**GIVEN INFORMATION**.

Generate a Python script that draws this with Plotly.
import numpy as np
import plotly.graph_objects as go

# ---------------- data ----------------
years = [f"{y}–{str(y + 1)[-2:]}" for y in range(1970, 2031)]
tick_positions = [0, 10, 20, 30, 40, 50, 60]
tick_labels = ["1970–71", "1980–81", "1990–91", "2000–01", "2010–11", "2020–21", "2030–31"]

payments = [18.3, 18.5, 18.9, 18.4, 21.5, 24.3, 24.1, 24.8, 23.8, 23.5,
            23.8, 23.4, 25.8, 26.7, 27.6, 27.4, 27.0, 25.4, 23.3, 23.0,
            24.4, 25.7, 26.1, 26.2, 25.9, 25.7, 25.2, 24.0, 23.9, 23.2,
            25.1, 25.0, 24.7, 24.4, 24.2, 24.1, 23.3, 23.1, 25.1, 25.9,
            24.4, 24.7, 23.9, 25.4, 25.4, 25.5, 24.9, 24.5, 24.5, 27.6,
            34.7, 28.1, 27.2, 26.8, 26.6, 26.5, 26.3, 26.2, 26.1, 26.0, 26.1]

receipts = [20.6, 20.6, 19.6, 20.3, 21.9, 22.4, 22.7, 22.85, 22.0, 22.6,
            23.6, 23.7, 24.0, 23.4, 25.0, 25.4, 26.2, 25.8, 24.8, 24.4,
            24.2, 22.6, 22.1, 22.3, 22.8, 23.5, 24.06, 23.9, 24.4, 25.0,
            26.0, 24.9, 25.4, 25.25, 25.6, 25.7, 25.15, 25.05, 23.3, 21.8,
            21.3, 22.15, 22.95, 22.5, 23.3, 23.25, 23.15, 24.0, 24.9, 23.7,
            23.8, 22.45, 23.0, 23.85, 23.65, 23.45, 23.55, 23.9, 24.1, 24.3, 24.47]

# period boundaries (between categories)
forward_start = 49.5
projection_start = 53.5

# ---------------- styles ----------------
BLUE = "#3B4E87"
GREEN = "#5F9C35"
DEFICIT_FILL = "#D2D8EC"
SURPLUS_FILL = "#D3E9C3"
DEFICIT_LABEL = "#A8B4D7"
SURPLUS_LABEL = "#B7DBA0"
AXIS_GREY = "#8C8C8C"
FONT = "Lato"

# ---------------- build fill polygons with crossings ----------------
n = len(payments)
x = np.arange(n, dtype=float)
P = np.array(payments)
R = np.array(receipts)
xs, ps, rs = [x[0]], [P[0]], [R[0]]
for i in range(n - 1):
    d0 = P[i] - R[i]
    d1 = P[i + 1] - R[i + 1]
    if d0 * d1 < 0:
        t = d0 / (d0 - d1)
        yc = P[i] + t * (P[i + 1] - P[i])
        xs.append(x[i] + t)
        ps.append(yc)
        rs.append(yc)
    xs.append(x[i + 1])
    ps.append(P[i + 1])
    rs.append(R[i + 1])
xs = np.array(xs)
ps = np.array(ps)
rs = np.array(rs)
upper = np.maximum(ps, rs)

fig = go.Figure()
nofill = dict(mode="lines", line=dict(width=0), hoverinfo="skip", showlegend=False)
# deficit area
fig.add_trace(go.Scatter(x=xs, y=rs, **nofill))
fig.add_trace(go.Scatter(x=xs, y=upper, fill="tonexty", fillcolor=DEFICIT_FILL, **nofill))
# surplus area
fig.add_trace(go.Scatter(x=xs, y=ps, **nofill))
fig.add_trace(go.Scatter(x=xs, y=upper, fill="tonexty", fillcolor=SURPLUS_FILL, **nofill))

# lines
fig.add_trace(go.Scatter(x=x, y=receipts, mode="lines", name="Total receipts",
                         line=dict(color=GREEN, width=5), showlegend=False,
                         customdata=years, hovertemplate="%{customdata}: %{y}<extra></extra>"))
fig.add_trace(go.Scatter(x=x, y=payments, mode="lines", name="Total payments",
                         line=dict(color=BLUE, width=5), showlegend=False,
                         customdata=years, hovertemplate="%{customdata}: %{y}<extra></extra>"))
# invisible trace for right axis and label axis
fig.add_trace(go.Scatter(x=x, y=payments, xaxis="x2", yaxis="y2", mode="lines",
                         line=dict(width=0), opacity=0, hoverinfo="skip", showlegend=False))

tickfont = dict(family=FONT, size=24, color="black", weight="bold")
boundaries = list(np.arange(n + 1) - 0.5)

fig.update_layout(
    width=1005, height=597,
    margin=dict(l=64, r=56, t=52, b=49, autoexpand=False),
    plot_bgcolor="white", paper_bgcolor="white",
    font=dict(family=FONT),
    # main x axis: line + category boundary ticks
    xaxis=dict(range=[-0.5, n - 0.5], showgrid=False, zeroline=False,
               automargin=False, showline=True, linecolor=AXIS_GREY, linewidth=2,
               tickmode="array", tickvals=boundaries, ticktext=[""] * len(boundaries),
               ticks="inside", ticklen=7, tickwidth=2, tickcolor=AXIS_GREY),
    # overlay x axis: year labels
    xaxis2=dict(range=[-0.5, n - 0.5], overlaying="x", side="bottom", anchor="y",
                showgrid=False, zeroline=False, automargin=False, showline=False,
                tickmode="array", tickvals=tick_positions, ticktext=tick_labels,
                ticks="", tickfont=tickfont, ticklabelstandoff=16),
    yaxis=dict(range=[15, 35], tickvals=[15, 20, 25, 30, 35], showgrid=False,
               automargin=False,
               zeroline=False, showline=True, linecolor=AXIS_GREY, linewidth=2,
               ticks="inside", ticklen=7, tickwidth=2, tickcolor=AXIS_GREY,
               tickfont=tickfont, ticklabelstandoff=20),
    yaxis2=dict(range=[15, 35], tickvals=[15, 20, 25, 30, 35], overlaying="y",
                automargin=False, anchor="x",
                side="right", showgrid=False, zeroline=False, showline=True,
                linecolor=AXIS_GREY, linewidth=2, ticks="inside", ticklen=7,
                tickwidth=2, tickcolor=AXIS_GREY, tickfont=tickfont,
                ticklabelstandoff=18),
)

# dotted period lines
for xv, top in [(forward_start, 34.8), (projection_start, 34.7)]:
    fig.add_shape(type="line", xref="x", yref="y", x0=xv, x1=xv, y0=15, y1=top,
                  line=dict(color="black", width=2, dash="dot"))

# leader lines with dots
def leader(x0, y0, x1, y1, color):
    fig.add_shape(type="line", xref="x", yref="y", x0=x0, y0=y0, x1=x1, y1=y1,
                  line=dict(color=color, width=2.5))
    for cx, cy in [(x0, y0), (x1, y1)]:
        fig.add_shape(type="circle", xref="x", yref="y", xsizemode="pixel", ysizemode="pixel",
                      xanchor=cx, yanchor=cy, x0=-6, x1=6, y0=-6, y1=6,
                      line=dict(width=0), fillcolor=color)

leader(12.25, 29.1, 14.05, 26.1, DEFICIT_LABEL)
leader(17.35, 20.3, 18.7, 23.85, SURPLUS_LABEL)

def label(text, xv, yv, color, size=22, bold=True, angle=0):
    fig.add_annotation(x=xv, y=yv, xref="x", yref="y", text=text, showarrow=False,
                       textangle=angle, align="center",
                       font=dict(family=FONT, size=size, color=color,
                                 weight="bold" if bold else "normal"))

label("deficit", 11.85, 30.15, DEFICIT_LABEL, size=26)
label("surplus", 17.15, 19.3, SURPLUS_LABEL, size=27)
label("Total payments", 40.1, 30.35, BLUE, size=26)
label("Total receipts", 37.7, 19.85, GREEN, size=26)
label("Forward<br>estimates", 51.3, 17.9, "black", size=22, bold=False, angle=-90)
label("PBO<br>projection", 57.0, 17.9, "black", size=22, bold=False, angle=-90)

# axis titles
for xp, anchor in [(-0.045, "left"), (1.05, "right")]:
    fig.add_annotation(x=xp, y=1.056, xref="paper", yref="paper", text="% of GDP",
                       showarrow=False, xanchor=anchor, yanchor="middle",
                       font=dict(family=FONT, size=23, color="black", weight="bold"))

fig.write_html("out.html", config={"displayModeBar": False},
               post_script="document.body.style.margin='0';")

**AIM**.
From the first line of the listing above to the line with "import plotly.graph_objects as go", please transcribe each line exactly, both ends included, and nothing beyond that.

**EXERCISE RESULT**.
Generate a Python script that draws this with Plotly.
import numpy as np
import plotly.graph_objects as go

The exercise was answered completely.